12th day Yu-lin to Kalgan, built on the banks of a swift-flowing river at an elevation of 2,450 feet, where the Great Wall, running down the spurs of the range on the east, crosses the river to ascend immediately on the southern side. The town of Kalgan blocks the passes leading from Mongolia, and the great caravan route lies across it
13th day Leave Kalgan for Hsuen-hwa.
14th day Leave Hsuen-hwa for Huai-lai, a fortified town of some importance.
15th day Leave Huai-lai for Cha-tau, a walled town situated a mile and a half from the entrance gate of £he wall in the pass, which curves back until its flanks reach the Great Wall.
16th day Leave Cha-tau for Chang-ping-Chau, skirting the beautifully cultivated hills to the Imperial Ming Tombs. The original conception of the mausoleums of the thirteen emperors of the Ming dynasty was grand. A noble causeway ran down the middle of a plain, over marble bridges and under monumental arches, and was flanked by huge, sculptured figures of warriors and animals. In the fourteenth century the Mings were displaced by the present Manchu dynasty, who have their imperial tombs near Mukden (Manchuria).
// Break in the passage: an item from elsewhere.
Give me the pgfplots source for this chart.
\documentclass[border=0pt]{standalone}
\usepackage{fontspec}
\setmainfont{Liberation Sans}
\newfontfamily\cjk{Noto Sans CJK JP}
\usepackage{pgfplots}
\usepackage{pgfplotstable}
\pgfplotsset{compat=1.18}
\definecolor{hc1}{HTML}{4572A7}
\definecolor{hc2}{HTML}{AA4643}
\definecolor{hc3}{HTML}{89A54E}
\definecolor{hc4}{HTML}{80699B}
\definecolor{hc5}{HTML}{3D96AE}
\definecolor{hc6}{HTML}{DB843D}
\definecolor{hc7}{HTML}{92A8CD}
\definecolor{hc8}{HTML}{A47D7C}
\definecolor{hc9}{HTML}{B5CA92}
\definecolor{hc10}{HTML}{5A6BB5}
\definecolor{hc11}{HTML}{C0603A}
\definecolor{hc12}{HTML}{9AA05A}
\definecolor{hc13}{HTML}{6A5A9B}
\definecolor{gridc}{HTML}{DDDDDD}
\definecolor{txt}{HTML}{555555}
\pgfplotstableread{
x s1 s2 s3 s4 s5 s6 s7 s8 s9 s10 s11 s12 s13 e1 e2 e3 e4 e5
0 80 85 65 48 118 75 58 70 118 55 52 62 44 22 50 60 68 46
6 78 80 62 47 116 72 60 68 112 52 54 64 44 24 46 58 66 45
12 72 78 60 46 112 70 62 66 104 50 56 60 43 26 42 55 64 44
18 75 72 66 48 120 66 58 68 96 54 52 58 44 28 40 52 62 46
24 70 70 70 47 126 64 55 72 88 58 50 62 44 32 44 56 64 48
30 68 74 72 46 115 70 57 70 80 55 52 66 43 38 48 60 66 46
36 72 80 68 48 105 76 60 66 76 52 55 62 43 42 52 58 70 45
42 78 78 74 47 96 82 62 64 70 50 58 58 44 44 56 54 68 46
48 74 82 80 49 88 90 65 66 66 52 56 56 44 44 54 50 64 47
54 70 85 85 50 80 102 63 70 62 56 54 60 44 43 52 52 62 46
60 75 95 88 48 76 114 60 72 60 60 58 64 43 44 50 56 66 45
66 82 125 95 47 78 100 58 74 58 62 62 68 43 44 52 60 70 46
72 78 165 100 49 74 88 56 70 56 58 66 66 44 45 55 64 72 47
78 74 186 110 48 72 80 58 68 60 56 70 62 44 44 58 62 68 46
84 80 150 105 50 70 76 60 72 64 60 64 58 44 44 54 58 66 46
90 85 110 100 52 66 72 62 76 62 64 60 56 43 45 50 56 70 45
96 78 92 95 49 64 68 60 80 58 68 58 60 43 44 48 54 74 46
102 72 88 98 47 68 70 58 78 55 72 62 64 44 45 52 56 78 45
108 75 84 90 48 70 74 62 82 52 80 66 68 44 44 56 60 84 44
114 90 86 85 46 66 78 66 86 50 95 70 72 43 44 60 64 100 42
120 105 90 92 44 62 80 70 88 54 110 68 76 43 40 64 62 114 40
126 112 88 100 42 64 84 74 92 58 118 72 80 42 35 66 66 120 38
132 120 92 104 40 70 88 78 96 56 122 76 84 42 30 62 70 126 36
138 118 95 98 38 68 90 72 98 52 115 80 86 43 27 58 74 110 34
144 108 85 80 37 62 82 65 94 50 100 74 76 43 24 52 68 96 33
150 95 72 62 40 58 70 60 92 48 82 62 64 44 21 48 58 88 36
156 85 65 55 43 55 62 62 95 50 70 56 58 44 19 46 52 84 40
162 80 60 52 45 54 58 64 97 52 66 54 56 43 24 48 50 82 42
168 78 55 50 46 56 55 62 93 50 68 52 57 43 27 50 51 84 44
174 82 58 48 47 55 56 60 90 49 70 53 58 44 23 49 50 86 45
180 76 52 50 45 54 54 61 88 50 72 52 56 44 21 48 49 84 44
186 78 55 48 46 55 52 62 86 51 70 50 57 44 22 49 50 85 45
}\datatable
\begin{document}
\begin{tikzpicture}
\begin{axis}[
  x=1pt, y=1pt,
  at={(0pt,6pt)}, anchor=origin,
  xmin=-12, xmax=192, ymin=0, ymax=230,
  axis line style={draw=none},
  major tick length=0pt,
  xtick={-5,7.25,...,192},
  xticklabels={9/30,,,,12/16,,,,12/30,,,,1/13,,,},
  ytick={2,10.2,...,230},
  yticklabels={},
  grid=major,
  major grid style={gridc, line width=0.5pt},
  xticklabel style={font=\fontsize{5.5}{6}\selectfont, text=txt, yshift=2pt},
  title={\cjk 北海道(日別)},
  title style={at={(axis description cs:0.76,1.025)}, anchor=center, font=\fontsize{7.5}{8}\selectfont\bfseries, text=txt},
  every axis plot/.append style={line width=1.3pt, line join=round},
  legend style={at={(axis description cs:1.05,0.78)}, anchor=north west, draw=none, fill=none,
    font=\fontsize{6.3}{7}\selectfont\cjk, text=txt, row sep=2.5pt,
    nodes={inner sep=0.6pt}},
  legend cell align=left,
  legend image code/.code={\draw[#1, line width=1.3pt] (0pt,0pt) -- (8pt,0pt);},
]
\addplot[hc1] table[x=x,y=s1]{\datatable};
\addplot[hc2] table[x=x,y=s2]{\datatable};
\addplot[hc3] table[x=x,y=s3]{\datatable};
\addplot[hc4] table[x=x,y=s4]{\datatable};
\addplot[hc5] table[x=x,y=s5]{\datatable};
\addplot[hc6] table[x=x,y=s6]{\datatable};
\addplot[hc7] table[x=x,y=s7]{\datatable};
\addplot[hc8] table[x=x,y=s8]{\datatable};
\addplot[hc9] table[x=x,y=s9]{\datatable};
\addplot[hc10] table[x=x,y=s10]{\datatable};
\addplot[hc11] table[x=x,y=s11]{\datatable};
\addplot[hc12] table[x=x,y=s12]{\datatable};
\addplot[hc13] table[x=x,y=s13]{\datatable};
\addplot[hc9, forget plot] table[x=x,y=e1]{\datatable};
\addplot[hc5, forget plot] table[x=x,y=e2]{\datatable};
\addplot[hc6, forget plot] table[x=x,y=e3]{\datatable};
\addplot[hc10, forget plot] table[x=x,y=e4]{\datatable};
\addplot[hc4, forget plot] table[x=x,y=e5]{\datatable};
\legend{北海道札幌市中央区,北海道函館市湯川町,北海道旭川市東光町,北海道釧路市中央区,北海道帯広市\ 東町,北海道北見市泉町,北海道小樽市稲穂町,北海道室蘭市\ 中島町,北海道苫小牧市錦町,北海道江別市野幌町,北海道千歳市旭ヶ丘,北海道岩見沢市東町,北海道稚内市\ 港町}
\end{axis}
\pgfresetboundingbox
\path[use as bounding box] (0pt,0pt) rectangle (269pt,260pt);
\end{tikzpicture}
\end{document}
17th day Leave Chang-ping-Chau, and after traveling several miles arrive at the Tomb of Yung-lo, the greatest of the Ming emperors. The imposing style of the buildings, the lavish display of ornaments and marble, and the beauty of the trees and shrubs, combine to make this tomb the finest and most impressive of all. The night is spent in Sha-ho.
18th day To Pekin, in about six hours
19th day
To Hankow, on the Yangtse River, by rail ; about thirty-six hours through an agricultural country. There is a weekly express train which covers the distance in a little over twenty-four hours. The Bund at Hankow is, after that at Shanghai, the finest in China. There is a good hotel, and a race-course. From Hankow to Ichang, the head of steam navigation, takes about seven days. The scenery of the river is level until, below Ichang, the gorge known as the Tiger's Tooth is reached. This is a splendid natural arch spanning a ravine. Beyond Ichang the upper reaches of the Yangtse are a succession of rapids and gorges. The scenery is magnificent, but a special permit for passage is required from the several mandarins governing the provinces passed through. There is no traveling accommodation beyond Ichang, and a house-boat must be hired. Although the beautiful Yangtse Valley, under the "British sphere of influence," may become a highway for tourists, the time is not yet here.
22d day
Hankow to Hong Kong by steamer, via Shanghai. There is frequent communication between the three cities, the voyage taking about four days.
26th day
Hong Kong, the British stronghold in China, and one of the most fascinating and picturesque places in all the East. Approached by tortuous and strongly fortified passages, the town of Victoria, like Gibraltar, lies along the base of a high hill called the Peak, which commands a fine view of one of the four greatest harbors of the world. . The English church, amid tropical vegetation, and guarded by a heavy piece of ordnance which can sweep the whole town if necessary, is a strange combination in a strange land. Hong Kong's one street leads to Happy Valley, where are the cemeteries and a racecourse. Leave by night steamer for Canton.
28th day
Canton. Although Canton is one of the best Chinese cities to visit, as far as cleanliness and order are concerned, yet we are thankful for the proximity of Hong Kong, with its British mili- tary and naval forces. The Cantonese are traders, and their city is a walled one externally and internally, and is interesting. The life on the Pearl River is a great feature, half the population living on river-boats called sampans.
30th day Leave Canton by steamer for Macao.
31st day Macao, the ancient 'Portuguese settlement in China, is quite picturesque, although there is not much of Chinese life to be seen here. It is, in fact, a bit of old Portugal transplanted to the Far East. The Portuguese poet, Luis Camoens, is said to have composed his chief work, the "Lusiad," here.
32d day Sail across the beautiful bay to Hong Kong.